Portfolio Management Is Becoming More Hands-On
Portfolio management has evolved beyond simple diversification.
In the past, venture capital firms primarily provided capital while founders executed independently. Today, startups increasingly expect active operational support from investors.
Modern venture capital firms are becoming entrepreneurial support platforms that provide:
- Strategic guidance
- Marketing expertise
- Product management support
- Business development assistance
- Leadership coaching
This shift is partly driven by the fact that startups now remain private much longer than they did historically. Companies often require years of support before reaching liquidity events.
As a result, venture capital professionals must increasingly serve as advisors, mentors, and coaches throughout a startup’s growth journey.
Operational expertise has therefore become a critical capability for venture capital firms seeking to differentiate themselves.
Talent as a Competitive Advantage
Talent acquisition has become one of the most valuable services venture capital firms can provide.
Remote work and global hiring have expanded access to talent, but identifying and recruiting exceptional individuals remains difficult. The best venture capital firms actively help founders build teams by leveraging their networks to connect startups with engineers, executives, sales professionals, and other key contributors.
This requires expertise in:
- Recruiting
- Talent assessment
- Organizational culture
- Leadership evaluation
- Team building
In many ways, venture capital firms are becoming talent marketplaces that connect exceptional people with promising startups.
The Growing Importance of Public Policy
Regulation is becoming increasingly important in sectors such as artificial intelligence, fintech, defense technology, blockchain, and deep technology.
Government policy can significantly influence a startup’s ability to operate, compete, and achieve successful exits. Regulatory failures can result in fines, reputational damage, and operational disruptions.
As a result, venture capital firms increasingly need internal expertise in:
- Regulatory compliance
- Government affairs
- Legislative monitoring
- Policy analysis
Rather than relying exclusively on external legal advisors, firms benefit from professionals who continuously track policy developments and help portfolio companies adapt.
Conclusion
The venture capital industry is evolving as rapidly as the technologies it funds.

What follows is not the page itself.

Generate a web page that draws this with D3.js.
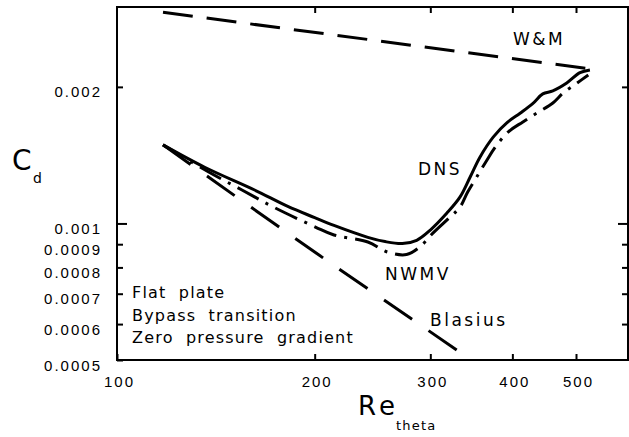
<!DOCTYPE html>
<html>
<head>
<meta charset="utf-8">
<script src="https://cdn.jsdelivr.net/npm/d3@7"></script>
<style>
  body { margin: 0; background: #fff; }
  svg { font-family: "DejaVu Sans", sans-serif; }
  .tick text { font-size: 15px; letter-spacing: 2px; fill: #000; }
  .tick line { stroke: #000; stroke-width: 2px; }
  .note { font-size: 17px; letter-spacing: 2.5px; }
  .corner { font-size: 16px; letter-spacing: 1.2px; word-spacing: 6px; }
</style>
</head>
<body>
<div id="chart"></div>
<script>
// tick values
var xTicks = [100, 200, 300, 400, 500];
var yTicks = [0.0005, 0.0006, 0.0007, 0.0008, 0.0009, 0.001, 0.002];

// W&M (straight dashed)
var reWM = [117.5, 527];
var cdWM = [0.00292, 0.00219];

// Blasius laminar
var reBlasius = [117.5, 200, 333];
var cdBlasius = [0.00149, 0.000865, 0.00052];

// DNS (solid)
var reDNS = [117.5, 136, 162, 182, 200, 214, 241, 256, 272, 286, 300, 318, 333, 345, 357, 374, 393, 411, 430, 445, 461, 484, 507, 525];
var cdDNS = [0.00149, 0.00133, 0.001185, 0.00109, 0.00103, 0.00099, 0.000932, 0.000912, 0.000903, 0.000918, 0.000967, 0.001054, 0.001144, 0.001266, 0.0014, 0.00155, 0.00167, 0.00175, 0.00184, 0.00193, 0.00196, 0.00204, 0.00215, 0.00218];

// NWMV (dash-dot)
var reNWMV = [117.5, 137.7, 155, 173, 200.5, 214, 241, 258, 276, 289, 303, 321.5, 333, 342, 353, 366, 376, 394, 415, 436, 461, 478, 502, 522];
var cdNWMV = [0.00149, 0.0013, 0.001185, 0.001087, 0.000982, 0.000943, 0.00091, 0.000865, 0.000854, 0.000887, 0.000953, 0.001033, 0.001087, 0.001173, 0.001266, 0.00138, 0.001467, 0.00159, 0.001674, 0.001752, 0.001843, 0.001939, 0.00204, 0.002125];

var W = 629, H = 437;
var pLeft = 117, pRight = 628, pTop = 7, pBottom = 360;

var svg = d3.select("#chart").append("svg")
  .attr("width", W)
  .attr("height", H);

var x = d3.scaleLog().domain([100, 600]).range([pLeft, pRight]);
var y = d3.scaleLog().domain([0.0005, 0.003]).range([pBottom, pTop]);

// axes, ticks pointing inward
var gx = svg.append("g")
  .attr("transform", "translate(0," + pBottom + ")")
  .call(d3.axisBottom(x).tickValues(xTicks).tickFormat(d => d).tickSize(-6).tickPadding(16));
gx.selectAll("text").attr("dx", 2);

var gy = svg.append("g")
  .attr("transform", "translate(" + pLeft + ",0)")
  .call(d3.axisLeft(y).tickValues(yTicks).tickFormat(d => String(d)).tickSize(-6).tickPadding(15));
gy.selectAll("text").attr("dy", "0.67em");

svg.append("g")
  .attr("transform", "translate(0," + pTop + ")")
  .call(d3.axisTop(x).tickValues(xTicks.slice(1)).tickFormat("").tickSize(-6));

svg.append("g")
  .attr("transform", "translate(" + pRight + ",0)")
  .call(d3.axisRight(y).tickValues(yTicks.slice(1)).tickFormat("").tickSize(-6));

svg.selectAll(".domain").remove();

// longer tick at 0.001
svg.selectAll(".tick").filter(d => d === 0.001).select("line")
  .attr("x2", function() { return +d3.select(this).attr("x2") > 0 ? 10 : -10; });

// frame
svg.append("rect")
  .attr("x", pLeft).attr("y", pTop)
  .attr("width", pRight - pLeft).attr("height", pBottom - pTop)
  .attr("fill", "none")
  .attr("stroke", "#000")
  .attr("stroke-width", 2);

function pts(re, cd) { return re.map((r, i) => [r, cd[i]]); }

var line = d3.line()
  .x(d => x(d[0]))
  .y(d => y(d[1]))
  .curve(d3.curveCatmullRom);

var plot = svg.append("g")
  .attr("fill", "none")
  .attr("stroke", "#000")
  .attr("stroke-linecap", "butt");

plot.append("path").datum(pts(reWM, cdWM))
  .attr("d", line).attr("stroke-width", 3).attr("stroke-dasharray", "30,14");

plot.append("path").datum(pts(reBlasius, cdBlasius))
  .attr("d", line).attr("stroke-width", 3).attr("stroke-dasharray", "34,20");

plot.append("path").datum(pts(reNWMV, cdNWMV))
  .attr("d", line).attr("stroke-width", 3).attr("stroke-dasharray", "24,8,3,8");

plot.append("path").datum(pts(reDNS, cdDNS))
  .attr("d", line).attr("stroke-width", 3);

// curve labels
var notes = [["W&M", 513, 45], ["DNS", 418, 175], ["NWMV", 385, 280], ["Blasius", 430, 326]];
svg.selectAll(".note").data(notes).enter().append("text")
  .attr("class", "note")
  .attr("x", d => d[1])
  .attr("y", d => d[2])
  .text(d => d[0]);

var corner = ["Flat plate", "Bypass transition", "Zero pressure gradient"];
svg.selectAll(".corner").data(corner).enter().append("text")
  .attr("class", "corner")
  .attr("x", 132)
  .attr("y", (d, i) => 298 + i * 22.5)
  .text(d => d);

// axis titles
svg.append("text").attr("x", 12).attr("y", 170)
  .style("font-size", "28px").text("C");
svg.append("text").attr("x", 33).attr("y", 183)
  .style("font-size", "14px").text("d");

svg.append("text").attr("x", 358).attr("y", 415)
  .style("font-size", "26px").style("letter-spacing", "4px").text("Re");
svg.append("text").attr("x", 396).attr("y", 430)
  .style("font-size", "13px").style("letter-spacing", "1.2px").text("theta");
</script>
</body>
</html>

While founder evaluation and financial analysis remain fundamental, the skills required to excel in venture capital are expanding.
Modern venture capital professionals increasingly need expertise in:
- Founder and talent assessment
- Artificial intelligence and data analytics
- Advanced valuation methodologies
- Branding and thought leadership
- Industry specialization
- Operational support
- Talent recruitment
- Public policy and regulation
The future of venture capital belongs to professionals who can combine traditional investment judgment with technological fluency, specialized expertise, and the ability to actively support founders throughout the startup lifecycle.